__Exercise directions__
Below are some records. Say how many of their lines include the string "source", giving only the number.

__Given records__
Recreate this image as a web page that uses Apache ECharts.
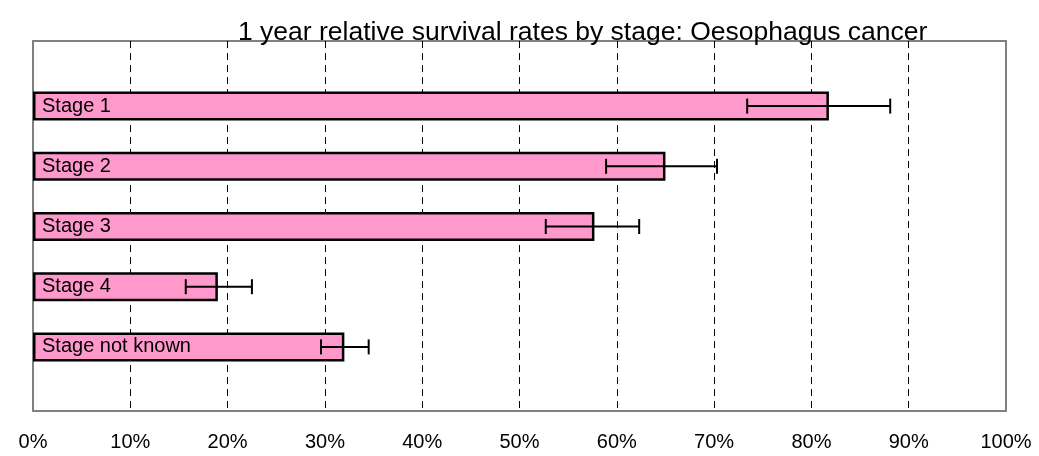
<!DOCTYPE html>
<html>
<head>
<meta charset="utf-8">
<script src="https://cdn.jsdelivr.net/npm/echarts@6/dist/echarts.min.js"></script>
<style>
html,body{margin:0;padding:0;background:#fff;}
#c{width:1039px;height:456px;}
</style>
</head>
<body>
<div id="c"></div>
<script>
var categories = ['Stage 1', 'Stage 2', 'Stage 3', 'Stage 4', 'Stage not known'];
var survival = [81.8, 65.0, 57.7, 19.0, 32.0];
var lowerCI = [73.4, 58.9, 52.7, 15.7, 29.6];
var upperCI = [88.1, 70.3, 62.3, 22.5, 34.5];
var tickValues = [0, 10, 20, 30, 40, 50, 60, 70, 80, 90, 100];

var chart = echarts.init(document.getElementById('c'));
var errData = categories.map(function (c, i) { return [lowerCI[i], upperCI[i], i]; });
var FONT = 'Liberation Sans, Arial, sans-serif';

chart.setOption({
  animation: false,
  backgroundColor: '#fff',
  title: {
    text: '1 year relative survival rates by stage: Oesophagus cancer',
    left: 233, top: 14,
    textStyle: { fontFamily: FONT, fontSize: 26.5, fontWeight: 'normal', color: '#000' }
  },
  grid: [
    { left: 33, right: 33, top: 41, bottom: 45, show: true, borderColor: '#808080', borderWidth: 2, backgroundColor: 'transparent' },
    { left: 33, right: 33, top: 76, bottom: 79 }
  ],
  xAxis: [
    {
      gridIndex: 0, type: 'value', min: 0, max: 100, interval: 10,
      axisLine: { show: false }, axisTick: { show: false },
      axisLabel: {
        margin: 21, color: '#000', fontSize: 20, fontFamily: FONT,
        formatter: function (v) { return tickValues.indexOf(v) >= 0 ? v + '%' : ''; }
      },
      splitLine: { show: true, showMinLine: false, showMaxLine: false, lineStyle: { color: '#000', type: [7, 5], width: 1 } }
    },
    {
      gridIndex: 1, type: 'value', min: 0, max: 100, show: false, splitLine: { show: false }
    }
  ],
  yAxis: [
    { gridIndex: 0, type: 'value', min: 0, max: 1, show: false, splitLine: { show: false } },
    { gridIndex: 1, type: 'category', data: categories, inverse: true, show: false }
  ],
  series: [
    {
      type: 'bar', xAxisIndex: 1, yAxisIndex: 1, data: survival, barWidth: 29,
      itemStyle: { color: '#FF99CC', borderColor: '#000', borderWidth: 2.5 },
      label: {
        show: true, position: 'insideLeft', distance: 9,
        formatter: function (p) { return p.name; },
        color: '#000', fontSize: 20, fontFamily: FONT
      },
      z: 2
    },
    {
      type: 'custom', xAxisIndex: 1, yAxisIndex: 1, data: errData,
      encode: { x: [0, 1], y: 2 },
      z: 3,
      renderItem: function (params, api) {
        var lo = api.coord([api.value(0), api.value(2)]);
        var hi = api.coord([api.value(1), api.value(2)]);
        var h = 7.5;
        var st = { stroke: '#000', lineWidth: 2, fill: null };
        return {
          type: 'group',
          children: [
            { type: 'line', shape: { x1: lo[0], y1: lo[1], x2: hi[0], y2: hi[1] }, style: st },
            { type: 'line', shape: { x1: lo[0], y1: lo[1] - h, x2: lo[0], y2: lo[1] + h }, style: st },
            { type: 'line', shape: { x1: hi[0], y1: hi[1] - h, x2: hi[0], y2: hi[1] + h }, style: st }
          ]
        };
      }
    }
  ]
});
</script>
</body>
</html>
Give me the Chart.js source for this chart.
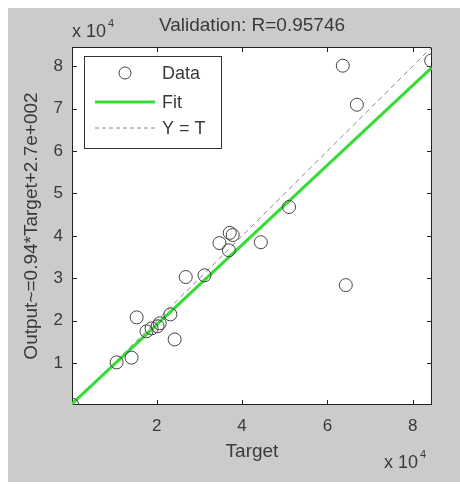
<!DOCTYPE html>
<html>
<head>
<meta charset="utf-8">
<script src="https://cdn.jsdelivr.net/npm/chart.js@4/dist/chart.umd.min.js"></script>
<style>
  html, body { margin: 0; padding: 0; background: #fff; }
  #wrap { width: 460px; height: 484px; }
</style>
</head>
<body>
<div id="wrap"><canvas id="regChart" width="460" height="484"></canvas></div>
<script>
// Data (Target, Output)
const targets = [200, 10600, 14100, 15300, 17600, 18800, 20200, 20700, 23200, 24200, 26800,
                 31200, 34700, 36900, 37100, 37800, 44400, 51000, 63600, 64300, 66900, 84300];
const outputs = [200, 10200, 11300, 20800, 17500, 18200, 18700, 19400, 21500, 15600, 30300,
                 30700, 38300, 36600, 40700, 40200, 38500, 46800, 80100, 28400, 70900, 81300];

// Fit: Output ~= 0.94*Target + 2.7e+002
const fitSlope = 0.94;
const fitIntercept = 270;

const axisMin = 150;
const axisMax = 84500;
const xTicks = [20000, 40000, 60000, 80000];
const yTicks = [10000, 20000, 30000, 40000, 50000, 60000, 70000, 80000];

const titleText = 'Validation: R=0.95746';
const xLabel = 'Target';
const yLabel = 'Output~=0.94*Target+2.7e+002';
const legendLabels = ['Data', 'Fit', 'Y = T'];

const FONT = '"Liberation Sans", Arial, sans-serif';
const TEXT = '#3a3a3a';
const FIT_GREEN = '#36dc36';
const DIAG = '#8a8494';

const scatterPts = targets.map((t, i) => ({ x: t, y: outputs[i] }));
const fitPts = [axisMin, axisMax].map(t => ({ x: t, y: fitSlope * t + fitIntercept }));
const diagPts = [axisMin, axisMax].map(t => ({ x: t, y: t }));

// gray figure + white axes box
const backdrop = {
    id: 'backdrop',
    beforeDraw(chart) {
        const { ctx, chartArea: a } = chart;
        ctx.save();
        ctx.fillStyle = '#fff';
        ctx.fillRect(0, 0, chart.width, chart.height);
        ctx.fillStyle = '#cbcbcb';
        ctx.fillRect(8, 8, chart.width - 8, chart.height - 10);
        ctx.fillStyle = '#fff';
        ctx.fillRect(a.left, a.top, a.right - a.left, a.bottom - a.top);
        ctx.restore();
    },
    beforeDatasetsDraw(chart) {
        const { ctx, chartArea: a, scales } = chart;
        ctx.save();
        ctx.strokeStyle = '#222';
        ctx.lineWidth = 1;
        ctx.strokeRect(a.left + 0.5, a.top + 0.5, a.right - a.left - 1, a.bottom - a.top - 1);
        // inward ticks on all four sides
        const len = 5;
        ctx.beginPath();
        scales.x.ticks.forEach(t => {
            const px = Math.round(scales.x.getPixelForValue(t.value)) + 0.5;
            ctx.moveTo(px, a.bottom); ctx.lineTo(px, a.bottom - len);
            ctx.moveTo(px, a.top); ctx.lineTo(px, a.top + len);
        });
        scales.y.ticks.forEach(t => {
            const py = Math.round(scales.y.getPixelForValue(t.value)) + 0.5;
            ctx.moveTo(a.left, py); ctx.lineTo(a.left + len, py);
            ctx.moveTo(a.right, py); ctx.lineTo(a.right - len, py);
        });
        ctx.stroke();
        ctx.restore();
    }
};

// titles, exponents and the boxed legend
const annotations = {
    id: 'annotations',
    afterDatasetsDraw(chart) {
        const { ctx, chartArea: a } = chart;
        ctx.save();
        ctx.fillStyle = TEXT;
        ctx.textBaseline = 'alphabetic';

        ctx.font = '19px ' + FONT;
        ctx.textAlign = 'center';
        ctx.fillText(titleText, (a.left + a.right) / 2 + 0, 31);
        ctx.fillText(xLabel, (a.left + a.right) / 2, 457);

        ctx.save();
        ctx.translate(37, (a.top + a.bottom) / 2);
        ctx.rotate(-Math.PI / 2);
        ctx.fillText(yLabel, 0, 0);
        ctx.restore();

        // x 10^4 labels
        const expo = (x, y) => {
            ctx.textAlign = 'left';
            ctx.font = '18px ' + FONT;
            ctx.fillText('x 10', x, y);
            const w = ctx.measureText('x 10').width;
            ctx.font = '11px ' + FONT;
            ctx.fillText('4', x + w + 2, y - 10);
        };
        expo(a.left, 37);
        expo(a.right - 48, 468);

        // legend
        const lx = 84, ly = 56, lw = 137, lh = 92;
        ctx.fillStyle = '#fff';
        ctx.fillRect(lx, ly, lw, lh);
        ctx.strokeStyle = '#333';
        ctx.lineWidth = 1;
        ctx.strokeRect(lx + 0.5, ly + 0.5, lw, lh);

        const rows = [73, 102, 128];
        ctx.font = '18px ' + FONT;
        ctx.fillStyle = TEXT;
        ctx.textAlign = 'left';
        ctx.textBaseline = 'middle';
        legendLabels.forEach((lab, i) => ctx.fillText(lab, 162, rows[i] + 1));

        ctx.strokeStyle = '#444';
        ctx.beginPath();
        ctx.arc(125, rows[0], 6, 0, Math.PI * 2);
        ctx.stroke();

        ctx.strokeStyle = FIT_GREEN;
        ctx.lineWidth = 3;
        ctx.beginPath();
        ctx.moveTo(95, rows[1]); ctx.lineTo(155, rows[1]);
        ctx.stroke();

        ctx.strokeStyle = DIAG;
        ctx.lineWidth = 1;
        ctx.setLineDash([4, 3]);
        ctx.beginPath();
        ctx.moveTo(95, rows[2]); ctx.lineTo(155, rows[2]);
        ctx.stroke();
        ctx.restore();
    }
};

new Chart(document.getElementById('regChart'), {
    type: 'scatter',
    data: {
        datasets: [
            {
                label: 'Data',
                data: scatterPts,
                order: 0,
                showLine: false,
                pointStyle: 'circle',
                pointRadius: 6.5,
                pointBorderWidth: 1,
                pointBackgroundColor: 'rgba(0,0,0,0)',
                pointBorderColor: '#444'
            },
            {
                label: 'Fit',
                data: fitPts,
                order: 1,
                showLine: true,
                borderColor: FIT_GREEN,
                borderWidth: 3,
                pointRadius: 0
            },
            {
                label: 'Y = T',
                data: diagPts,
                order: 2,
                showLine: true,
                borderColor: DIAG,
                borderWidth: 1,
                borderDash: [5, 4],
                pointRadius: 0
            }
        ]
    },
    options: {
        responsive: false,
        animation: false,
        layout: { padding: { left: 0, top: 47, right: 28, bottom: 0 } },
        plugins: {
            legend: { display: false },
            title: { display: false },
            tooltip: { enabled: false }
        },
        scales: {
            x: {
                type: 'linear',
                min: axisMin,
                max: axisMax,
                afterBuildTicks: s => { s.ticks = xTicks.map(v => ({ value: v })); },
                afterFit: s => { s.height = 79; },
                grid: { display: false, drawTicks: false },
                border: { display: false },
                ticks: {
                    padding: 11,
                    color: TEXT,
                    font: { family: FONT, size: 17 },
                    maxRotation: 0,
                    callback: v => v / 10000
                }
            },
            y: {
                type: 'linear',
                min: axisMin,
                max: axisMax,
                afterBuildTicks: s => { s.ticks = yTicks.map(v => ({ value: v })); },
                afterFit: s => { s.width = 72; },
                grid: { display: false, drawTicks: false },
                border: { display: false },
                ticks: {
                    padding: 9,
                    color: TEXT,
                    font: { family: FONT, size: 17 },
                    callback: v => v / 10000
                }
            }
        }
    },
    plugins: [backdrop, annotations]
});
</script>
</body>
</html>
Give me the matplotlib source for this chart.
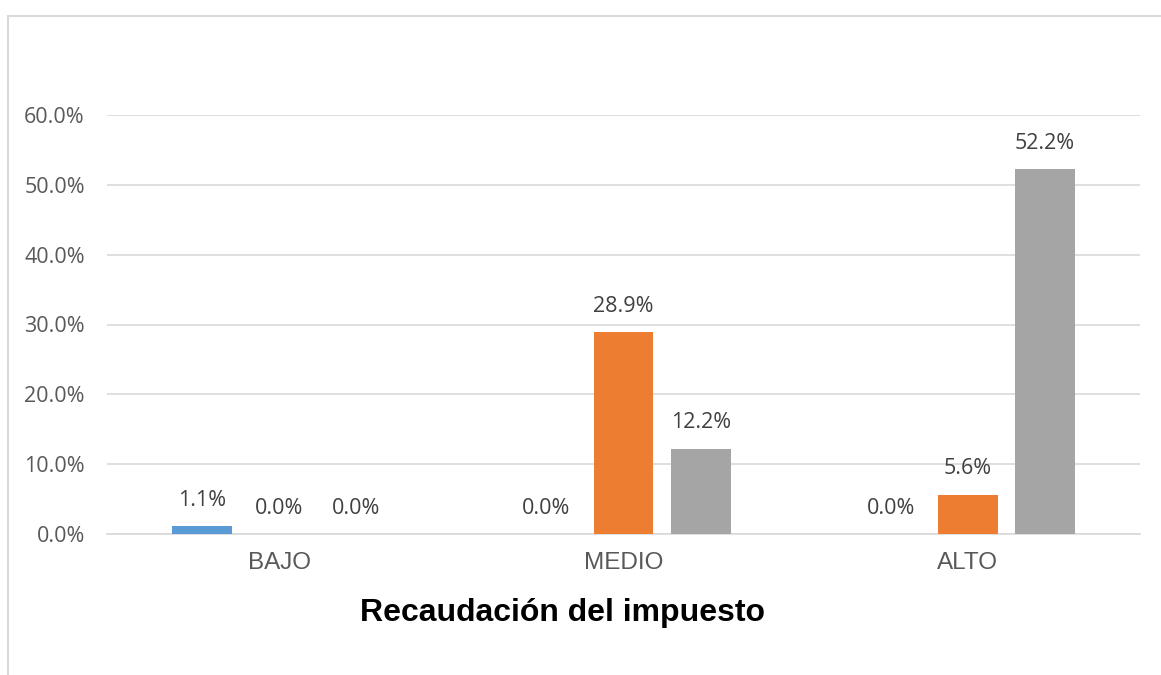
import numpy as np
import matplotlib
matplotlib.use('Agg')
import matplotlib.pyplot as plt
from matplotlib.lines import Line2D

# data
categories = ['BAJO', 'MEDIO', 'ALTO']
serie_1 = [1.1, 0.0, 0.0]
serie_2 = [0.0, 28.9, 5.6]
serie_3 = [0.0, 12.2, 52.2]
yticks = [0, 10, 20, 30, 40, 50, 60]

colors = ['#5B9BD5', '#ED7D31', '#A5A5A5']

fig = plt.figure(figsize=(11.61, 6.75), dpi=100)
ax = fig.add_axes([107 / 1161, 1 - 534 / 675, (1140 - 107) / 1161, (534 - 115) / 675])

# outer chart border (only top and left visible in the crop)
fig.add_artist(Line2D([8 / 1161, 8 / 1161], [0, 1 - 16 / 675], transform=fig.transFigure,
                      color='#D9D9D9', lw=1.5))
fig.add_artist(Line2D([8 / 1161, 1], [1 - 16 / 675, 1 - 16 / 675], transform=fig.transFigure,
                      color='#D9D9D9', lw=1.5))

x = np.arange(len(categories))
width = 0.174
step = 0.224

for i, vals in enumerate([serie_1, serie_2, serie_3]):
    pos = x + (i - 1) * step
    ax.bar(pos, vals, width=width, color=colors[i], zorder=3)
    for p, v in zip(pos, vals):
        ax.annotate('{:.1f}%'.format(v), (p, v), xytext=(0, 26), textcoords='offset pixels',
                    ha='center', va='center', fontsize=15.5, color='#404040',
                    family='Open Sans', annotation_clip=False)

ax.set_xlim(-0.5, 2.5)
ax.set_ylim(0, 60)
ax.set_yticks(yticks)
ax.set_yticklabels(['{:.1f}%'.format(t) for t in yticks], family='Open Sans',
                   fontsize=15.5, color='#595959')
ax.set_xticks(x)
ax.set_xticklabels(categories, family='Liberation Sans', fontsize=17.5, color='#595959')
ax.tick_params(axis='both', length=0)
ax.tick_params(axis='y', pad=16)
ax.tick_params(axis='x', pad=13)

ax.grid(axis='y', color='#D9D9D9', lw=1.2, zorder=0)
for s in ['top', 'right', 'left']:
    ax.spines[s].set_visible(False)
ax.spines['bottom'].set_color('#D9D9D9')
ax.spines['bottom'].set_linewidth(1.2)

fig.text(562 / 1161, 1 - 613 / 675, 'Recaudación del impuesto', ha='center', va='center',
         fontsize=23, fontweight='bold', family='Liberation Sans', color='black')

plt.savefig('out.png', dpi=100)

__Reply__
2